O Papel do Advogado no Processo de Guarda
Se você está preocupado com a possibilidade de perder a guarda do seu filho devido à sua situação profissional, é fundamental procurar um advogado especializado em Direito de Família. Um profissional experiente poderá:
- Analisar seu caso: Avaliar a sua situação financeira real, suas fontes de renda (mesmo que informais) e sua capacidade de cuidado.
- Preparar a defesa: Reunir provas que demonstrem sua aptidão para exercer a guarda, como comprovantes de residência estável, histórico escolar dos filhos, testemunhos de pessoas que atestem sua dedicação aos cuidados da criança, etc.
- Orientar sobre a pensão: Ajudar a calcular e pleitear um valor justo de pensão alimentícia, que complemente sua renda e garanta o sustento do filho.
- Negociar com a outra parte: Em muitos casos, é possível chegar a um acordo amigável sobre a guarda, evitando um processo litigioso desgastante.
A atuação de um advogado é crucial para que o juiz tenha uma visão completa e justa da sua capacidade como genitor, focando no que realmente importa: o bem-estar e o desenvolvimento do seu filho.
Priorize o Cuidado e Busque Apoio Jurídico
A ideia de que a falta de um emprego fixo leva automaticamente à perda da guarda de um filho é um mito. Embora a estabilidade financeira seja um fator a ser considerado, ela nunca se sobrepõe à capacidade de amar, cuidar, educar e oferecer um ambiente familiar saudável. O Direito brasileiro é claro: o que importa é o Melhor Interesse da Criança.

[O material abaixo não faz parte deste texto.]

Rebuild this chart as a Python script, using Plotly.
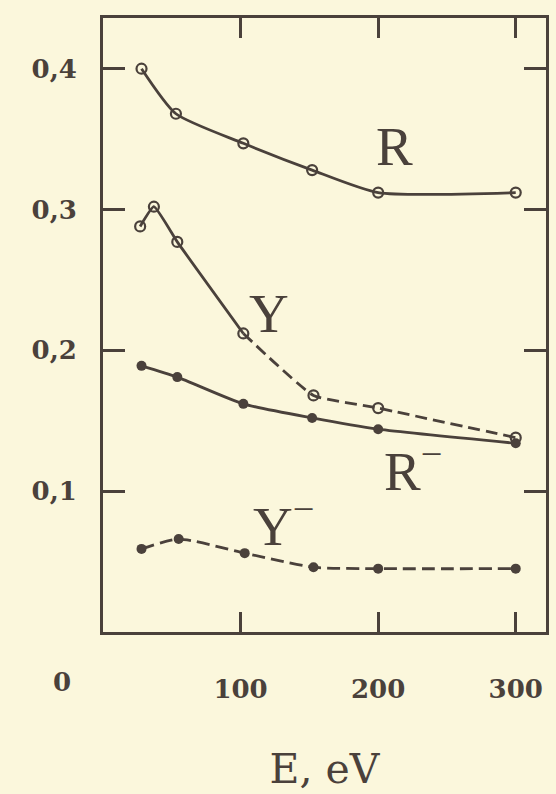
import plotly.graph_objects as go

# Energy values (eV) for each measured point
E_R = [28, 53, 102, 152, 200, 300]
R = [0.400, 0.368, 0.347, 0.328, 0.312, 0.312]

E_Y = [27, 37, 54, 102, 153, 200, 300]
Y = [0.288, 0.302, 0.277, 0.212, 0.168, 0.159, 0.138]

E_Rm = [28, 54, 102, 152, 200, 300]
R_minus = [0.189, 0.181, 0.162, 0.152, 0.144, 0.134]

E_Ym = [28, 55, 103, 153, 200, 300]
Y_minus = [0.059, 0.066, 0.056, 0.046, 0.045, 0.045]

x_ticks = [100, 200, 300]
x_ticktext = ["100", "200", "300"]
y_ticks = [0.1, 0.2, 0.3, 0.4]
y_ticktext = ["0,1", "0,2", "0,3", "0,4"]

BG = "#fbf7dc"
INK = "#4a413b"
SERIF = "Liberation Serif, DejaVu Serif, serif"
WIDE = "DejaVu Serif, serif"

open_marker = dict(symbol="circle-open", size=10, color=INK, line=dict(width=2.2, color=INK))
filled_marker = dict(symbol="circle", size=10, color=INK)

fig = go.Figure()

# R : open circles, solid line
fig.add_trace(go.Scatter(x=E_R, y=R, mode="lines+markers",
                         line=dict(color=INK, width=2.8, shape="spline", smoothing=0.6),
                         marker=open_marker))
# Y : open circles, solid then dashed
k = 4
fig.add_trace(go.Scatter(x=E_Y[:k], y=Y[:k], mode="lines",
                         line=dict(color=INK, width=2.8, shape="spline", smoothing=0.4)))
fig.add_trace(go.Scatter(x=E_Y[k - 1:], y=Y[k - 1:], mode="lines",
                         line=dict(color=INK, width=2.8, dash="12px,6px", shape="spline", smoothing=0.4)))
fig.add_trace(go.Scatter(x=E_Y, y=Y, mode="markers", marker=open_marker))
# R- : filled circles, solid
fig.add_trace(go.Scatter(x=E_Rm, y=R_minus, mode="lines+markers",
                         line=dict(color=INK, width=2.8, shape="spline", smoothing=0.6),
                         marker=filled_marker))
# Y- : filled circles, dashed
fig.add_trace(go.Scatter(x=E_Ym, y=Y_minus, mode="lines+markers",
                         line=dict(color=INK, width=2.8, dash="13px,6px", shape="spline", smoothing=0.6),
                         marker=filled_marker))

label_font = dict(family=SERIF, size=55, color=INK)
annotations = [
    dict(x=212, y=0.345, text="R"),
    dict(x=121, y=0.226, text="Y"),
    dict(x=225, y=0.117, text="R<sup>−</sup>"),
    dict(x=131, y=0.078, text="Y<sup>−</sup>"),
]
for a in annotations:
    a.update(xref="x", yref="y", showarrow=False, font=label_font, xanchor="center", yanchor="middle")

# lone "0" label of the energy axis, printed left of the frame
annotations.append(dict(x=-0.092, y=-0.081, xref="x domain", yref="y domain", showarrow=False,
                        text="0", font=dict(family=WIDE, size=26, color=INK, weight="bold"),
                        xanchor="center", yanchor="middle"))

fig.update_layout(
    width=556, height=794,
    margin=dict(l=103, r=7, t=18, b=162),
    paper_bgcolor=BG, plot_bgcolor=BG,
    showlegend=False,
    annotations=annotations,
)
fig.update_xaxes(
    range=[0, 322], tickvals=x_ticks, ticktext=x_ticktext,
    showgrid=False, zeroline=False,
    showline=True, linecolor=INK, linewidth=3, mirror="allticks",
    ticks="inside", ticklen=20, tickwidth=2.5, tickcolor=INK,
    ticklabelstandoff=32,
    tickfont=dict(family=WIDE, size=26, color=INK, weight="bold"),
    title=dict(text="E, eV", font=dict(family=WIDE, size=41, color=INK), standoff=52),
)
fig.update_yaxes(
    range=[0, 0.436], tickvals=y_ticks, ticktext=y_ticktext,
    showgrid=False, zeroline=False,
    showline=True, linecolor=INK, linewidth=3, mirror="allticks",
    ticks="inside", ticklen=22, tickwidth=2.5, tickcolor=INK,
    ticklabelstandoff=18,
    tickfont=dict(family=WIDE, size=26, color=INK, weight="bold"),
)

fig.write_html("out.html")
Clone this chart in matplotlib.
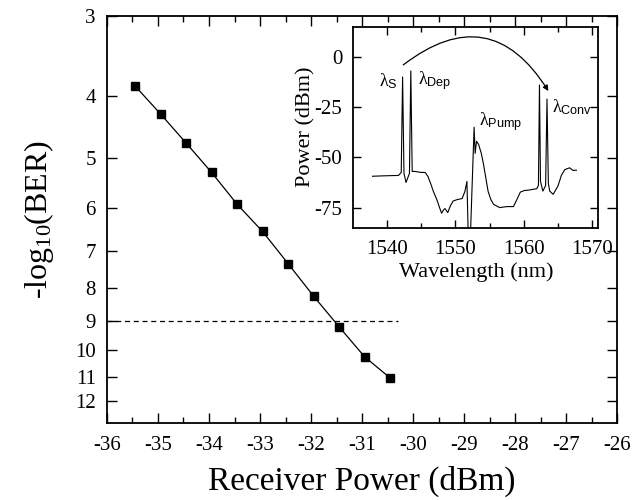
import matplotlib

matplotlib.use("Agg")
import matplotlib.pyplot as plt
from matplotlib.ticker import FixedLocator, FixedFormatter, MultipleLocator, NullLocator

plt.rcParams["font.family"] = ["Liberation Serif", "DejaVu Serif"]
plt.rcParams["mathtext.fontset"] = "custom"
plt.rcParams["mathtext.rm"] = "Liberation Serif"
plt.rcParams["mathtext.it"] = "Liberation Serif:italic"
plt.rcParams["mathtext.sf"] = "Liberation Sans"
plt.rcParams["axes.unicode_minus"] = False

# main BER curve
power_dbm = [-35.45, -34.95, -34.45, -33.95, -33.45, -32.95, -32.45, -31.95, -31.45, -30.95, -30.45]
neg_log_ber = [3.86, 4.27, 4.74, 5.27, 5.91, 6.52, 7.32, 8.23, 9.19, 10.24, 11.05]
ber_ticks = [3, 4, 5, 6, 7, 8, 9, 10, 11, 12]
ber_limit = 9

# inset optical spectrum
wavelength_nm = [
    1537.9, 1539.5, 1541.7, 1542.1, 1542.3, 1542.5, 1542.8, 1543.3, 1543.5, 1543.7,
    1544.1, 1545.0, 1545.6, 1546.0, 1546.4, 1546.8, 1547.3, 1547.7, 1548.0, 1548.3,
    1548.5, 1548.9, 1549.3, 1549.7, 1550.3, 1551.0, 1551.4, 1551.7, 1551.9, 1552.2,
    1552.4, 1552.6, 1552.75, 1552.9, 1553.1, 1553.4, 1553.8, 1554.1, 1554.5, 1554.8,
    1555.2, 1555.6, 1556.5, 1557.5, 1558.5, 1559.0, 1559.5, 1560.1, 1560.7, 1561.9,
    1562.15, 1562.3, 1562.45, 1562.8, 1563.2, 1563.4, 1563.6, 1563.8, 1564.3, 1565.0,
    1565.5, 1566.0, 1566.7, 1567.2, 1567.7,
]
spectrum_dbm = [
    -59.4, -59.2, -59.0, -57.5, -10.0, -58.0, -62.5, -58.0, -7.0, -57.0,
    -57.0, -57.5, -57.5, -59.5, -63.0, -67.0, -71.0, -75.0, -77.8, -76.0,
    -75.5, -77.5, -74.0, -71.7, -71.0, -70.5, -67.0, -62.0, -90.0, -90.0,
    -70.0, -50.0, -35.0, -48.0, -42.0, -43.5, -48.0, -53.0, -61.0, -67.0,
    -71.0, -73.4, -75.0, -74.5, -74.5, -71.0, -67.3, -66.5, -66.3, -65.6,
    -64.0, -14.0, -62.0, -66.8, -64.0, -21.0, -63.0, -66.8, -68.4, -64.3,
    -59.0, -56.1, -55.2, -56.5, -56.4,
]
peak_labels = [
    (r"λ$_{\mathsf{S}}$", 1538.8, -14.5),
    (r"λ$_{\mathsf{Dep}}$", 1544.6, -13.5),
    (r"λ$_{\mathsf{Pump}}$", 1553.4, -34.0),
    (r"λ$_{\mathsf{Conv}}$", 1564.2, -27.5),
]
arrow_start = (1542.4, -4.0)
arrow_end = (1563.6, -17.0)


def style_ticks(ax, size_major, size_minor, fontsize):
    ax.tick_params(which="both", direction="in", top=True, right=True,
                   width=1.0, labelsize=fontsize)
    ax.tick_params(which="major", length=size_major)
    ax.tick_params(which="minor", length=size_minor)
    for spine in ax.spines.values():
        spine.set_linewidth(1.3)


fig = plt.figure(figsize=(6.43, 5.0), dpi=100)

ax = fig.add_axes([0.1664, 0.154, 0.7932, 0.814])
ax.plot(power_dbm, neg_log_ber, color="black", linewidth=0.9,
        marker="s", markersize=6, markerfacecolor="black")
ax.plot([-36, -30.3], [ber_limit, ber_limit], color="black", linewidth=0.9,
        linestyle=(0, (4, 3)))
ax.set_yscale("log")
ax.set_ylim(13, 3)
ax.set_xlim(-36, -26)
ax.yaxis.set_major_locator(FixedLocator(ber_ticks))
ax.yaxis.set_major_formatter(FixedFormatter([str(t) for t in ber_ticks]))
ax.yaxis.set_minor_locator(NullLocator())
ax.xaxis.set_major_locator(MultipleLocator(1))
ax.xaxis.set_minor_locator(MultipleLocator(0.5))
style_ticks(ax, 7, 4, 15)
ax.tick_params(axis="x", pad=9)
ax.tick_params(axis="y", pad=8)
ax.set_xlabel("Receiver Power (dBm)", fontsize=24, labelpad=8)
ax.set_ylabel(r"-log$_{\mathrm{10}}$(BER)", fontsize=23, labelpad=14)

ins = fig.add_axes([0.5495, 0.5446, 0.381, 0.402])
ins.plot(wavelength_nm, spectrum_dbm, color="black", linewidth=0.8)
ins.set_xlim(1535.1, 1570.9)
ins.set_ylim(-85, 15)
ins.xaxis.set_major_locator(MultipleLocator(10))
ins.xaxis.set_minor_locator(MultipleLocator(5))
ins.yaxis.set_major_locator(FixedLocator([0, -25, -50, -75]))
ins.yaxis.set_minor_locator(NullLocator())
style_ticks(ins, 6, 3.5, 15)
ins.tick_params(axis="x", pad=9)
ins.tick_params(axis="y", pad=8)
ins.set_xlabel("Wavelength (nm)", fontsize=16, labelpad=2)
ins.set_ylabel("Power (dBm)", fontsize=16, labelpad=-1)

for label, x, y in peak_labels:
    ins.text(x, y, label, fontsize=13, ha="left", va="baseline")

ins.annotate("", xy=arrow_end, xytext=arrow_start,
             arrowprops=dict(arrowstyle="-|>", color="black", linewidth=0.9,
                             mutation_scale=8, shrinkA=0, shrinkB=0,
                             connectionstyle="arc3,rad=-0.55"))

fig.savefig("out.png", dpi=100)
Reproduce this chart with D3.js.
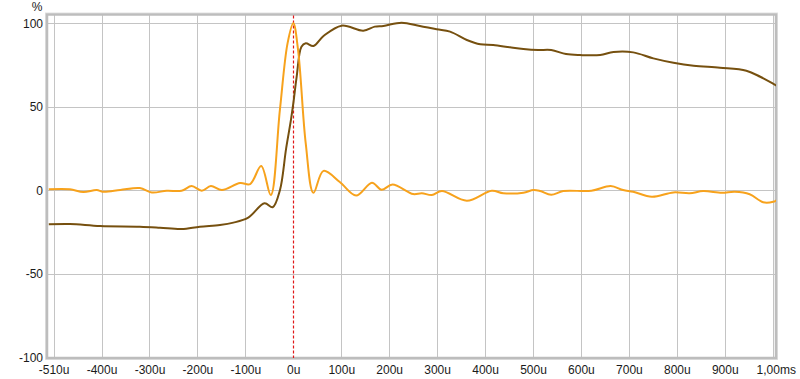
<!DOCTYPE html>
<html><head><meta charset="utf-8">
<script src="https://cdn.jsdelivr.net/npm/d3@7"></script>
<style>body{margin:0;background:#fff}svg{display:block}text{font-family:"Liberation Sans",Arial,sans-serif;font-size:12px;fill:#1a1a1a}</style>
</head><body><svg id="c" width="800" height="379"></svg>
<script>
// time in microseconds
const xTicks = [-500,-400,-300,-200,-100,0,100,200,300,400,500,600,700,800,900,1000];
const xTickLabels = ["-510u","-400u","-300u","-200u","-100u","0u","100u","200u","300u","400u","500u","600u","700u","800u","900u","1,00ms"];
const yTicks = [-100,-50,0,50,100];
const yTickLabels = ["-100","-50","0","50","100"];

const impulseT = [-510,-466,-438,-410,-397,-361,-320,-295,-264,-233,-212,-191,-172,-149,-111,-90,-67,-47,-28,-12,0,10,26,42,63,97,131,164,184,207,250,268,289,310,362,414,438,480,501,515,538,563,622,662,688,709,748,793,827,855,894,921,952,980,1001,1009];
const impulseV = [0.7,0.7,-1,0.2,-0.8,0.2,1.4,-1.2,-0.2,-0.2,2.6,-0.2,2.6,0.2,4.4,3.8,14.6,-2.8,48,88,100,84,28,-1.4,11.7,5,-3.1,4.6,0.4,3.5,-2.2,-1.7,-2.8,-0.4,-6.2,-0.2,-1.7,-1.4,0.2,-0.4,-2.6,-0.4,-0.2,2.6,0.2,-0.8,-3.8,-1.2,-1.7,-0.4,-1.4,-0.8,-2.3,-7.1,-6.8,-5.7];

const stepT = [-510,-466,-403,-320,-278,-233,-195,-153,-125,-94,-60,-43,-28,-15,-5,0,7,17,26,42,63,101,146,170,188,226,264,299,327,362,390,417,452,480,511,538,569,598,640,668,709,751,793,835,890,945,974,1008];
const stepV = [-20.3,-20.1,-21.3,-21.7,-22.3,-23.1,-21.7,-20.7,-19.3,-16.3,-7.7,-10.1,0,25,42,52,68,86,88,86.4,92.4,98.6,95.6,98,98.4,100.4,98.4,96.4,95,90,87.4,87,85.6,84.6,84,84,81.6,81,81,82.8,82.6,79,76.4,74.6,73.4,71.6,68,62.7];

const svg = d3.select("#c");
const x = d3.scaleLinear().domain([-510,1000]).range([48.8,772.7]);
const y = d3.scaleLinear().domain([-100,100]).range([357.5,23.3]);
const L=47, R=776, T=14.5, B=358;

svg.append("clipPath").attr("id","clip").append("rect").attr("x",L).attr("y",T).attr("width",R-L).attr("height",B-T);

// grid
const g = svg.append("g");
g.selectAll(".vx").data(xTicks).enter().append("line")
 .attr("x1",d=>Math.round(x(d))+0.5).attr("x2",d=>Math.round(x(d))+0.5).attr("y1",T).attr("y2",B)
 .attr("stroke",d=>d===0?"none":"#c4c4c4").attr("stroke-width",1);
g.selectAll(".hy").data(yTicks.filter(d=>d>-100)).enter().append("line")
 .attr("x1",L).attr("x2",R).attr("y1",d=>Math.round(y(d))+0.5).attr("y2",d=>Math.round(y(d))+0.5)
 .attr("stroke","#c4c4c4").attr("stroke-width",1);

// frame
svg.append("rect").attr("x",L-1.5).attr("y",T-1.5).attr("width",R-L+3).attr("height",B-T+3)
 .attr("fill","none").attr("stroke","#e2e2e2").attr("stroke-width",1);
svg.append("rect").attr("x",L).attr("y",T).attr("width",R-L).attr("height",B-T)
 .attr("fill","none").attr("stroke","#bdbdbd").attr("stroke-width",2.5);

// zero marker
svg.append("line").attr("x1",Math.round(x(0))+0.5).attr("x2",Math.round(x(0))+0.5).attr("y1",T+1).attr("y2",B)
 .attr("stroke","#e01818").attr("stroke-width",1.2).attr("stroke-dasharray","3,2");

const line = d3.line().x(d=>x(d[0])).y(d=>y(d[1])).curve(d3.curveCatmullRom.alpha(0.5));
const plot = svg.append("g").attr("clip-path","url(#clip)");
plot.append("path").datum(stepT.map((t,i)=>[t,stepV[i]])).attr("d",line)
 .attr("fill","none").attr("stroke","#76500f").attr("stroke-width",2);
plot.append("path").datum(impulseT.map((t,i)=>[t,impulseV[i]])).attr("d",line)
 .attr("fill","none").attr("stroke","#f7a21c").attr("stroke-width",2);

// axes labels
const xa = d3.axisBottom(x).tickValues(xTicks).tickSize(0).tickFormat((d,i)=>xTickLabels[i]);
const xg = svg.append("g").attr("transform","translate(0,362)").call(xa);
xg.select(".domain").remove();
xg.selectAll("text").attr("dy","0.71em").style("font-size","12px").attr("fill","#1a1a1a");
xg.selectAll("text").filter((d,i)=>i===xTicks.length-1).attr("dx","3");
const ya = d3.axisLeft(y).tickValues(yTicks).tickSize(0).tickFormat((d,i)=>yTickLabels[i]);
const yg = svg.append("g").attr("transform","translate(43,0)").call(ya);
yg.select(".domain").remove();
yg.selectAll("text").attr("x",0).style("font-size","12px").attr("fill","#1a1a1a");
svg.append("text").attr("x",37).attr("y",11).attr("text-anchor","middle").text("%");
</script></body></html>
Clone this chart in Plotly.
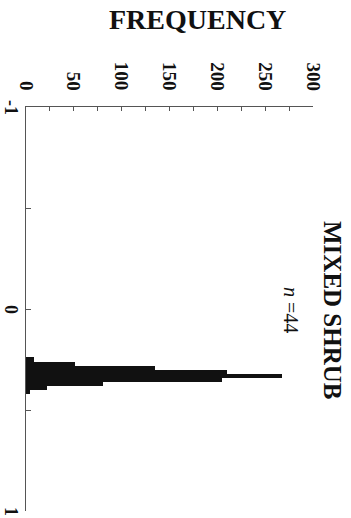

Se você se encontra nessa situação, não se desespere. Foque em demonstrar sua dedicação aos seus filhos, sua capacidade de prover um ambiente seguro e amoroso, e busque o suporte de um advogado. Com a orientação jurídica correta, você poderá apresentar sua realidade de forma clara e lutar pela guarda de quem mais importa na sua vida.